--- START ---

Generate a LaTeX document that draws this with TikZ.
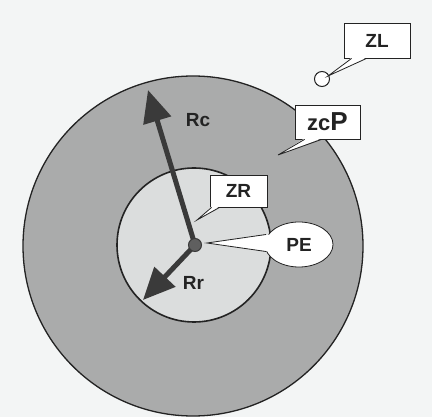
\documentclass[tikz,border=0pt]{standalone}
\usepackage{fontspec}
\setmainfont{Liberation Sans}
\usetikzlibrary{arrows.meta,shapes.geometric,calc}
\definecolor{bg}{RGB}{243,245,245}
\definecolor{ring}{RGB}{170,171,171}
\definecolor{innerc}{RGB}{219,221,221}
\definecolor{ink}{RGB}{35,35,35}
\definecolor{arr}{RGB}{58,58,58}
\definecolor{dotc}{RGB}{95,95,95}
\begin{document}
\begin{tikzpicture}[x=1pt,y=-1pt,
  lbl/.style={font=\bfseries\fontsize{19}{19}\selectfont, text=ink, inner sep=0pt},
  callbox/.style={draw=ink, line width=0.8pt, fill=white, rectangle, inner sep=0pt,
                  font=\bfseries\fontsize{19}{19}\selectfont, text=ink},
  bigarrow/.style={draw=arr, line width=5pt,
                   -{Triangle[length=32pt,width=28pt,fill=arr]}},
  tailfill/.style={fill=white},
  tailline/.style={draw=ink, line width=0.8pt}]
\fill[bg] (0,0) rectangle (432,417);
\useasboundingbox (0,0) rectangle (432,417);
% circles
\node[circle, minimum size=340pt, fill=ring, draw=ink, line width=1.3pt, inner sep=0pt] (outer) at (193,246) {};
\node[circle, minimum size=154pt, fill=innerc, draw=ink, line width=1.6pt, inner sep=0pt] (inner) at (194,245) {};
% arrows
\coordinate (ctr) at (195,245);
\coordinate (rctip) at (148,90);
\coordinate (rrtip) at (143,300);
\draw[bigarrow] (ctr) -- (rctip);
\draw[bigarrow] (ctr) -- (rrtip);
\node[circle, minimum size=13pt, inner sep=0pt, fill=dotc, draw=arr, line width=1pt] (dot) at (ctr) {};
\node[lbl, anchor=base] (rc) at (198,127) {Rc};
\node[lbl, anchor=base] (rr) at (193.5,290) {Rr};
% ZL
\node[circle, minimum size=15pt, inner sep=0pt, fill=white, draw=ink, line width=1pt] (zlc) at (322,79) {};
\node[callbox, minimum width=66pt, minimum height=35pt] (zl) at (377,40.5) {ZL};
\coordinate (zla) at ($(zl.south west)+(8,0)$);
\coordinate (zlb) at ($(zl.south west)+(23,0)$);
\coordinate (zltip) at ($(zlc.center)+(6,-3)$);
\fill[tailfill] ([yshift=1pt]zla) -- (zltip) -- ([yshift=1pt]zlb) -- cycle;
\draw[tailline] (zla) -- (zltip) -- (zlb);
% zcP
\node[callbox, minimum width=65pt, minimum height=34pt] (zcp) at (327.5,122)
  {\fontsize{22}{22}\selectfont zc\fontsize{26}{26}\selectfont P};
\coordinate (zca) at ($(zcp.south west)+(10,0)$);
\coordinate (zcb) at ($(zcp.south west)+(27,0)$);
\coordinate (zctip) at (278,155);
\fill[tailfill] ([yshift=1pt]zca) -- (zctip) -- ([yshift=1pt]zcb) -- cycle;
\draw[tailline] (zca) -- (zctip) -- (zcb);
% ZR
\node[callbox, minimum width=57pt, minimum height=32pt] (zr) at (238.5,191) {ZR};
\coordinate (zra) at ($(zr.south west)+(2,0)$);
\coordinate (zrb) at ($(zr.south west)+(10,0)$);
\coordinate (zrtip) at (197,220);
\fill[tailfill] ([yshift=1pt]zra) -- (zrtip) -- ([yshift=1pt]zrb) -- cycle;
\draw[tailline] (zra) -- (zrtip) -- (zrb);
% PE
\node[ellipse, minimum width=68pt, minimum height=45pt, inner sep=0pt, fill=white,
      draw=ink, line width=0.8pt, font=\bfseries\fontsize{19}{19}\selectfont, text=ink] (pe) at (299,244.5) {PE};
\coordinate (pea) at ($(pe.center)+(-33,-10)$);
\coordinate (peb) at ($(pe.center)+(-33,7)$);
\coordinate (petip) at (207,243);
\fill[tailfill] ([xshift=3pt]pea) -- (petip) -- ([xshift=3pt]peb) -- cycle;
\draw[tailline] (pea) -- (petip) -- (peb);
\end{tikzpicture}
\end{document}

--- END ---

== Exercise details ==
Leave the images out, please, and restate each line word for word.

== Exercise answer ==
Generate a LaTeX document that draws this with TikZ.
\documentclass[tikz,border=0pt]{standalone}
\usepackage{fontspec}
\setmainfont{Liberation Sans}
\usetikzlibrary{arrows.meta,shapes.geometric,calc}
\definecolor{bg}{RGB}{243,245,245}
\definecolor{ring}{RGB}{170,171,171}
\definecolor{innerc}{RGB}{219,221,221}
\definecolor{ink}{RGB}{35,35,35}
\definecolor{arr}{RGB}{58,58,58}
\definecolor{dotc}{RGB}{95,95,95}
\begin{document}
\begin{tikzpicture}[x=1pt,y=-1pt,
  lbl/.style={font=\bfseries\fontsize{19}{19}\selectfont, text=ink, inner sep=0pt},
  callbox/.style={draw=ink, line width=0.8pt, fill=white, rectangle, inner sep=0pt,
                  font=\bfseries\fontsize{19}{19}\selectfont, text=ink},
  bigarrow/.style={draw=arr, line width=5pt,
                   -{Triangle[length=32pt,width=28pt,fill=arr]}},
  tailfill/.style={fill=white},
  tailline/.style={draw=ink, line width=0.8pt}]
\fill[bg] (0,0) rectangle (432,417);
\useasboundingbox (0,0) rectangle (432,417);
% circles
\node[circle, minimum size=340pt, fill=ring, draw=ink, line width=1.3pt, inner sep=0pt] (outer) at (193,246) {};
\node[circle, minimum size=154pt, fill=innerc, draw=ink, line width=1.6pt, inner sep=0pt] (inner) at (194,245) {};
% arrows
\coordinate (ctr) at (195,245);
\coordinate (rctip) at (148,90);
\coordinate (rrtip) at (143,300);
\draw[bigarrow] (ctr) -- (rctip);
\draw[bigarrow] (ctr) -- (rrtip);
\node[circle, minimum size=13pt, inner sep=0pt, fill=dotc, draw=arr, line width=1pt] (dot) at (ctr) {};
\node[lbl, anchor=base] (rc) at (198,127) {Rc};
\node[lbl, anchor=base] (rr) at (193.5,290) {Rr};
% ZL
\node[circle, minimum size=15pt, inner sep=0pt, fill=white, draw=ink, line width=1pt] (zlc) at (322,79) {};
\node[callbox, minimum width=66pt, minimum height=35pt] (zl) at (377,40.5) {ZL};
\coordinate (zla) at ($(zl.south west)+(8,0)$);
\coordinate (zlb) at ($(zl.south west)+(23,0)$);
\coordinate (zltip) at ($(zlc.center)+(6,-3)$);
\fill[tailfill] ([yshift=1pt]zla) -- (zltip) -- ([yshift=1pt]zlb) -- cycle;
\draw[tailline] (zla) -- (zltip) -- (zlb);
% zcP
\node[callbox, minimum width=65pt, minimum height=34pt] (zcp) at (327.5,122)
  {\fontsize{22}{22}\selectfont zc\fontsize{26}{26}\selectfont P};
\coordinate (zca) at ($(zcp.south west)+(10,0)$);
\coordinate (zcb) at ($(zcp.south west)+(27,0)$);
\coordinate (zctip) at (278,155);
\fill[tailfill] ([yshift=1pt]zca) -- (zctip) -- ([yshift=1pt]zcb) -- cycle;
\draw[tailline] (zca) -- (zctip) -- (zcb);
% ZR
\node[callbox, minimum width=57pt, minimum height=32pt] (zr) at (238.5,191) {ZR};
\coordinate (zra) at ($(zr.south west)+(2,0)$);
\coordinate (zrb) at ($(zr.south west)+(10,0)$);
\coordinate (zrtip) at (197,220);
\fill[tailfill] ([yshift=1pt]zra) -- (zrtip) -- ([yshift=1pt]zrb) -- cycle;
\draw[tailline] (zra) -- (zrtip) -- (zrb);
% PE
\node[ellipse, minimum width=68pt, minimum height=45pt, inner sep=0pt, fill=white,
      draw=ink, line width=0.8pt, font=\bfseries\fontsize{19}{19}\selectfont, text=ink] (pe) at (299,244.5) {PE};
\coordinate (pea) at ($(pe.center)+(-33,-10)$);
\coordinate (peb) at ($(pe.center)+(-33,7)$);
\coordinate (petip) at (207,243);
\fill[tailfill] ([xshift=3pt]pea) -- (petip) -- ([xshift=3pt]peb) -- cycle;
\draw[tailline] (pea) -- (petip) -- (peb);
\end{tikzpicture}
\end{document}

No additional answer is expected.